# Exercise directions:
Each line of the material must be repeated precisely, with the pictures left out.

# Dataset extract:
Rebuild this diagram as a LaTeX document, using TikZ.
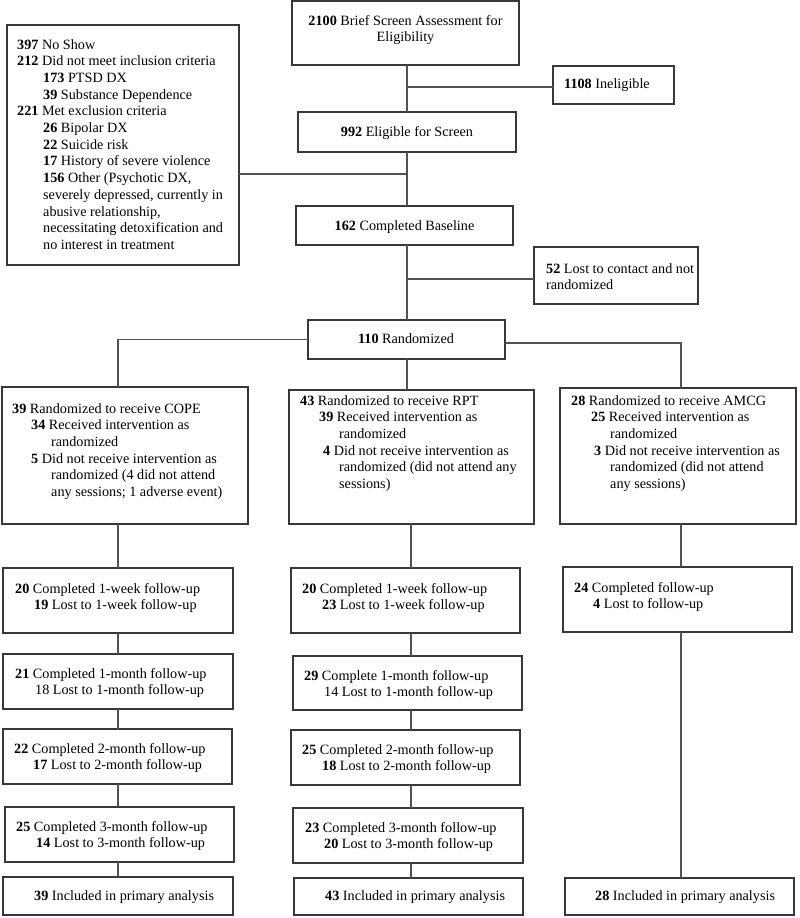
\documentclass[tikz,border=0pt]{standalone}
\usepackage{fontspec}
\setmainfont{Liberation Serif}
\usetikzlibrary{calc}
\newcommand\mybox[5]{\node[box,minimum width={#4-#2},minimum height={#5-#3}] (#1) at ({(#2+#4)/2},{(#3+#5)/2}) {};}
\tikzset{
  box/.style={draw=black!78,line width=1.1pt,inner sep=0pt,outer sep=0pt},
  txt/.style={inner sep=0pt,align=left,font=\fontsize{14.2}{16.7}\selectfont},
  ctxt/.style={inner sep=0pt,align=center,font=\fontsize{14.2}{16.7}\selectfont},
  conn/.style={draw=black!68,line width=1.1pt}
}
\begin{document}
\begin{tikzpicture}[x=1pt,y=-1pt]
\useasboundingbox (0,0) rectangle (800,918);
% boxes
\mybox{top}{292}{1}{519}{65}
\mybox{inel}{553}{66}{674}{104}
\mybox{elig}{298}{112}{516}{152}
\mybox{excl}{7}{25}{239}{265}
\mybox{base}{296}{206}{513}{245}
\mybox{lost}{534}{247}{698}{304}
\mybox{rand}{308}{320}{505}{359}
\mybox{cope}{2}{387}{248}{524}
\mybox{rpt}{289}{390}{534}{524}
\mybox{amcg}{560}{388}{796}{524}
\mybox{ca}{3}{568}{233}{633}
\mybox{cb}{3}{654}{233}{709}
\mybox{cc}{3}{729}{232}{784}
\mybox{cd}{5}{807}{234}{862}
\mybox{ce}{3}{877}{233}{915}
\mybox{ra}{291}{568}{520}{633}
\mybox{rb}{293}{656}{522}{710}
\mybox{rc}{291}{730}{520}{785}
\mybox{rd}{293}{808}{523}{863}
\mybox{re}{294}{878}{523}{915}
\mybox{aa}{563}{567}{792}{632}
\mybox{ae}{565}{878}{794}{915}
% texts
\node[ctxt,anchor=north] (top-t) at (405.5,15) {\textbf{2100} Brief Screen Assessment for\\Eligibility};
\node[txt,anchor=west] (inel-t) at (564,85) {\textbf{1108} Ineligible};
\node[txt] (elig-t) at (407,133) {\textbf{992} Eligible for Screen};
\node[txt] (base-t) at (404.5,227) {\textbf{162} Completed Baseline};
\node[txt,anchor=north west] (lost-t) at (546,263) {\textbf{52} Lost to contact and not\\randomized};
\node[txt] (rand-t) at (406,339) {\textbf{110} Randomized};
\node[txt,anchor=north west] (excl-t) at (17,39) {\textbf{397} No Show\\
\textbf{212} Did not meet inclusion criteria\\
\hspace*{26pt}\textbf{173} PTSD DX\\
\hspace*{26pt}\textbf{39} Substance Dependence\\
\textbf{221} Met exclusion criteria\\
\hspace*{26pt}\textbf{26} Bipolar DX\\
\hspace*{26pt}\textbf{22} Suicide risk\\
\hspace*{26pt}\textbf{17} History of severe violence\\
\hspace*{26pt}\textbf{156} Other (Psychotic DX,\\
\hspace*{26pt}severely depressed, currently in\\
\hspace*{26pt}abusive relationship,\\
\hspace*{26pt}necessitating detoxification and\\
\hspace*{26pt}no interest in treatment};
\node[txt,anchor=north west] (cope-t) at (12,403) {\textbf{39} Randomized to receive COPE\\
\hspace*{19pt}\textbf{34} Received intervention as\\
\hspace*{39pt}randomized\\
\hspace*{19pt}\textbf{5} Did not receive intervention as\\
\hspace*{39pt}randomized (4 did not attend\\
\hspace*{39pt}any sessions; 1 adverse event)};
\node[txt,anchor=north west] (rpt-t) at (300,395) {\textbf{43} Randomized to receive RPT\\
\hspace*{19pt}\textbf{39} Received intervention as\\
\hspace*{39pt}randomized\\
\hspace*{23pt}\textbf{4} Did not receive intervention as\\
\hspace*{39pt}randomized (did not attend any\\
\hspace*{39pt}sessions)};
\node[txt,anchor=north west] (amcg-t) at (571,395) {\textbf{28} Randomized to receive AMCG\\
\hspace*{20pt}\textbf{25} Received intervention as\\
\hspace*{39pt}randomized\\
\hspace*{23pt}\textbf{3} Did not receive intervention as\\
\hspace*{39pt}randomized (did not attend\\
\hspace*{39pt}any sessions)};
\node[txt,anchor=north west] (ca-t) at (15,583) {\textbf{20} Completed 1-week follow-up\\\hspace*{19pt}\textbf{19} Lost to 1-week follow-up};
\node[txt,anchor=north west] (cb-t) at (15,668) {\textbf{21} Completed 1-month follow-up\\\hspace*{20pt}18 Lost to 1-month follow-up};
\node[txt,anchor=north west] (cc-t) at (14,743) {\textbf{22} Completed 2-month follow-up\\\hspace*{19pt}\textbf{17} Lost to 2-month follow-up};
\node[txt,anchor=north west] (cd-t) at (16,821) {\textbf{25} Completed 3-month follow-up\\\hspace*{20pt}\textbf{14} Lost to 3-month follow-up};
\node[txt,anchor=west] (ce-t) at (34,897) {\textbf{39} Included in primary analysis};
\node[txt,anchor=north west] (ra-t) at (302,583) {\textbf{20} Completed 1-week follow-up\\\hspace*{20pt}\textbf{23} Lost to 1-week follow-up};
\node[txt,anchor=north west] (rb-t) at (304,670) {\textbf{29} Complete 1-month follow-up\\\hspace*{20pt}14 Lost to 1-month follow-up};
\node[txt,anchor=north west] (rc-t) at (302,744) {\textbf{25} Completed 2-month follow-up\\\hspace*{20pt}\textbf{18} Lost to 2-month follow-up};
\node[txt,anchor=north west] (rd-t) at (305,822) {\textbf{23} Completed 3-month follow-up\\\hspace*{19pt}\textbf{20} Lost to 3-month follow-up};
\node[txt,anchor=west] (re-t) at (325,897) {\textbf{43} Included in primary analysis};
\node[txt,anchor=north west] (aa-t) at (574,582) {\textbf{24} Completed follow-up\\\hspace*{19pt}\textbf{4} Lost to follow-up};
\node[txt,anchor=west] (ae-t) at (595,897) {\textbf{28} Included in primary analysis};
% connector columns
\coordinate (sx) at (407,0);
\coordinate (x1) at (118,0);
\coordinate (x2) at (411,0);
\coordinate (x3) at (681,0);
\coordinate (j1) at (407,87);
\coordinate (j2) at (407,174);
\coordinate (j3) at (407,279);
\coordinate (rr) at (505,343);
% connectors
\draw[conn] (top.south -| sx) -- (elig.north -| sx);
\draw[conn] (j1) -- (inel.west |- j1);
\draw[conn] (elig.south -| sx) -- (base.north -| sx);
\draw[conn] (excl.east |- j2) -- (j2);
\draw[conn] (base.south -| sx) -- (rand.north -| sx);
\draw[conn] (j3) -- (lost.west |- j3);
\draw[conn] (rand.south -| sx) -- (rpt.north -| sx);
\draw[conn] (rand.west) -| (cope.north -| x1);
\draw[conn] (rr) -| (amcg.north -| x3);
\draw[conn] (cope.south -| x1) -- (ca.north -| x1);
\draw[conn] (ca.south -| x1) -- (cb.north -| x1);
\draw[conn] (cb.south -| x1) -- (cc.north -| x1);
\draw[conn] (cc.south -| x1) -- (cd.north -| x1);
\draw[conn] (cd.south -| x1) -- (ce.north -| x1);
\draw[conn] (rpt.south -| x2) -- (ra.north -| x2);
\draw[conn] (ra.south -| x2) -- (rb.north -| x2);
\draw[conn] (rb.south -| x2) -- (rc.north -| x2);
\draw[conn] (rc.south -| x2) -- (rd.north -| x2);
\draw[conn] (rd.south -| x2) -- (re.north -| x2);
\draw[conn] (amcg.south -| x3) -- (aa.north -| x3);
\draw[conn] (aa.south -| x3) -- (ae.north -| x3);
\end{tikzpicture}
\end{document}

# Answer to this exercise:
Rebuild this diagram as a LaTeX document, using TikZ.
\documentclass[tikz,border=0pt]{standalone}
\usepackage{fontspec}
\setmainfont{Liberation Serif}
\usetikzlibrary{calc}
\newcommand\mybox[5]{\node[box,minimum width={#4-#2},minimum height={#5-#3}] (#1) at ({(#2+#4)/2},{(#3+#5)/2}) {};}
\tikzset{
  box/.style={draw=black!78,line width=1.1pt,inner sep=0pt,outer sep=0pt},
  txt/.style={inner sep=0pt,align=left,font=\fontsize{14.2}{16.7}\selectfont},
  ctxt/.style={inner sep=0pt,align=center,font=\fontsize{14.2}{16.7}\selectfont},
  conn/.style={draw=black!68,line width=1.1pt}
}
\begin{document}
\begin{tikzpicture}[x=1pt,y=-1pt]
\useasboundingbox (0,0) rectangle (800,918);
% boxes
\mybox{top}{292}{1}{519}{65}
\mybox{inel}{553}{66}{674}{104}
\mybox{elig}{298}{112}{516}{152}
\mybox{excl}{7}{25}{239}{265}
\mybox{base}{296}{206}{513}{245}
\mybox{lost}{534}{247}{698}{304}
\mybox{rand}{308}{320}{505}{359}
\mybox{cope}{2}{387}{248}{524}
\mybox{rpt}{289}{390}{534}{524}
\mybox{amcg}{560}{388}{796}{524}
\mybox{ca}{3}{568}{233}{633}
\mybox{cb}{3}{654}{233}{709}
\mybox{cc}{3}{729}{232}{784}
\mybox{cd}{5}{807}{234}{862}
\mybox{ce}{3}{877}{233}{915}
\mybox{ra}{291}{568}{520}{633}
\mybox{rb}{293}{656}{522}{710}
\mybox{rc}{291}{730}{520}{785}
\mybox{rd}{293}{808}{523}{863}
\mybox{re}{294}{878}{523}{915}
\mybox{aa}{563}{567}{792}{632}
\mybox{ae}{565}{878}{794}{915}
% texts
\node[ctxt,anchor=north] (top-t) at (405.5,15) {\textbf{2100} Brief Screen Assessment for\\Eligibility};
\node[txt,anchor=west] (inel-t) at (564,85) {\textbf{1108} Ineligible};
\node[txt] (elig-t) at (407,133) {\textbf{992} Eligible for Screen};
\node[txt] (base-t) at (404.5,227) {\textbf{162} Completed Baseline};
\node[txt,anchor=north west] (lost-t) at (546,263) {\textbf{52} Lost to contact and not\\randomized};
\node[txt] (rand-t) at (406,339) {\textbf{110} Randomized};
\node[txt,anchor=north west] (excl-t) at (17,39) {\textbf{397} No Show\\
\textbf{212} Did not meet inclusion criteria\\
\hspace*{26pt}\textbf{173} PTSD DX\\
\hspace*{26pt}\textbf{39} Substance Dependence\\
\textbf{221} Met exclusion criteria\\
\hspace*{26pt}\textbf{26} Bipolar DX\\
\hspace*{26pt}\textbf{22} Suicide risk\\
\hspace*{26pt}\textbf{17} History of severe violence\\
\hspace*{26pt}\textbf{156} Other (Psychotic DX,\\
\hspace*{26pt}severely depressed, currently in\\
\hspace*{26pt}abusive relationship,\\
\hspace*{26pt}necessitating detoxification and\\
\hspace*{26pt}no interest in treatment};
\node[txt,anchor=north west] (cope-t) at (12,403) {\textbf{39} Randomized to receive COPE\\
\hspace*{19pt}\textbf{34} Received intervention as\\
\hspace*{39pt}randomized\\
\hspace*{19pt}\textbf{5} Did not receive intervention as\\
\hspace*{39pt}randomized (4 did not attend\\
\hspace*{39pt}any sessions; 1 adverse event)};
\node[txt,anchor=north west] (rpt-t) at (300,395) {\textbf{43} Randomized to receive RPT\\
\hspace*{19pt}\textbf{39} Received intervention as\\
\hspace*{39pt}randomized\\
\hspace*{23pt}\textbf{4} Did not receive intervention as\\
\hspace*{39pt}randomized (did not attend any\\
\hspace*{39pt}sessions)};
\node[txt,anchor=north west] (amcg-t) at (571,395) {\textbf{28} Randomized to receive AMCG\\
\hspace*{20pt}\textbf{25} Received intervention as\\
\hspace*{39pt}randomized\\
\hspace*{23pt}\textbf{3} Did not receive intervention as\\
\hspace*{39pt}randomized (did not attend\\
\hspace*{39pt}any sessions)};
\node[txt,anchor=north west] (ca-t) at (15,583) {\textbf{20} Completed 1-week follow-up\\\hspace*{19pt}\textbf{19} Lost to 1-week follow-up};
\node[txt,anchor=north west] (cb-t) at (15,668) {\textbf{21} Completed 1-month follow-up\\\hspace*{20pt}18 Lost to 1-month follow-up};
\node[txt,anchor=north west] (cc-t) at (14,743) {\textbf{22} Completed 2-month follow-up\\\hspace*{19pt}\textbf{17} Lost to 2-month follow-up};
\node[txt,anchor=north west] (cd-t) at (16,821) {\textbf{25} Completed 3-month follow-up\\\hspace*{20pt}\textbf{14} Lost to 3-month follow-up};
\node[txt,anchor=west] (ce-t) at (34,897) {\textbf{39} Included in primary analysis};
\node[txt,anchor=north west] (ra-t) at (302,583) {\textbf{20} Completed 1-week follow-up\\\hspace*{20pt}\textbf{23} Lost to 1-week follow-up};
\node[txt,anchor=north west] (rb-t) at (304,670) {\textbf{29} Complete 1-month follow-up\\\hspace*{20pt}14 Lost to 1-month follow-up};
\node[txt,anchor=north west] (rc-t) at (302,744) {\textbf{25} Completed 2-month follow-up\\\hspace*{20pt}\textbf{18} Lost to 2-month follow-up};
\node[txt,anchor=north west] (rd-t) at (305,822) {\textbf{23} Completed 3-month follow-up\\\hspace*{19pt}\textbf{20} Lost to 3-month follow-up};
\node[txt,anchor=west] (re-t) at (325,897) {\textbf{43} Included in primary analysis};
\node[txt,anchor=north west] (aa-t) at (574,582) {\textbf{24} Completed follow-up\\\hspace*{19pt}\textbf{4} Lost to follow-up};
\node[txt,anchor=west] (ae-t) at (595,897) {\textbf{28} Included in primary analysis};
% connector columns
\coordinate (sx) at (407,0);
\coordinate (x1) at (118,0);
\coordinate (x2) at (411,0);
\coordinate (x3) at (681,0);
\coordinate (j1) at (407,87);
\coordinate (j2) at (407,174);
\coordinate (j3) at (407,279);
\coordinate (rr) at (505,343);
% connectors
\draw[conn] (top.south -| sx) -- (elig.north -| sx);
\draw[conn] (j1) -- (inel.west |- j1);
\draw[conn] (elig.south -| sx) -- (base.north -| sx);
\draw[conn] (excl.east |- j2) -- (j2);
\draw[conn] (base.south -| sx) -- (rand.north -| sx);
\draw[conn] (j3) -- (lost.west |- j3);
\draw[conn] (rand.south -| sx) -- (rpt.north -| sx);
\draw[conn] (rand.west) -| (cope.north -| x1);
\draw[conn] (rr) -| (amcg.north -| x3);
\draw[conn] (cope.south -| x1) -- (ca.north -| x1);
\draw[conn] (ca.south -| x1) -- (cb.north -| x1);
\draw[conn] (cb.south -| x1) -- (cc.north -| x1);
\draw[conn] (cc.south -| x1) -- (cd.north -| x1);
\draw[conn] (cd.south -| x1) -- (ce.north -| x1);
\draw[conn] (rpt.south -| x2) -- (ra.north -| x2);
\draw[conn] (ra.south -| x2) -- (rb.north -| x2);
\draw[conn] (rb.south -| x2) -- (rc.north -| x2);
\draw[conn] (rc.south -| x2) -- (rd.north -| x2);
\draw[conn] (rd.south -| x2) -- (re.north -| x2);
\draw[conn] (amcg.south -| x3) -- (aa.north -| x3);
\draw[conn] (aa.south -| x3) -- (ae.north -| x3);
\end{tikzpicture}
\end{document}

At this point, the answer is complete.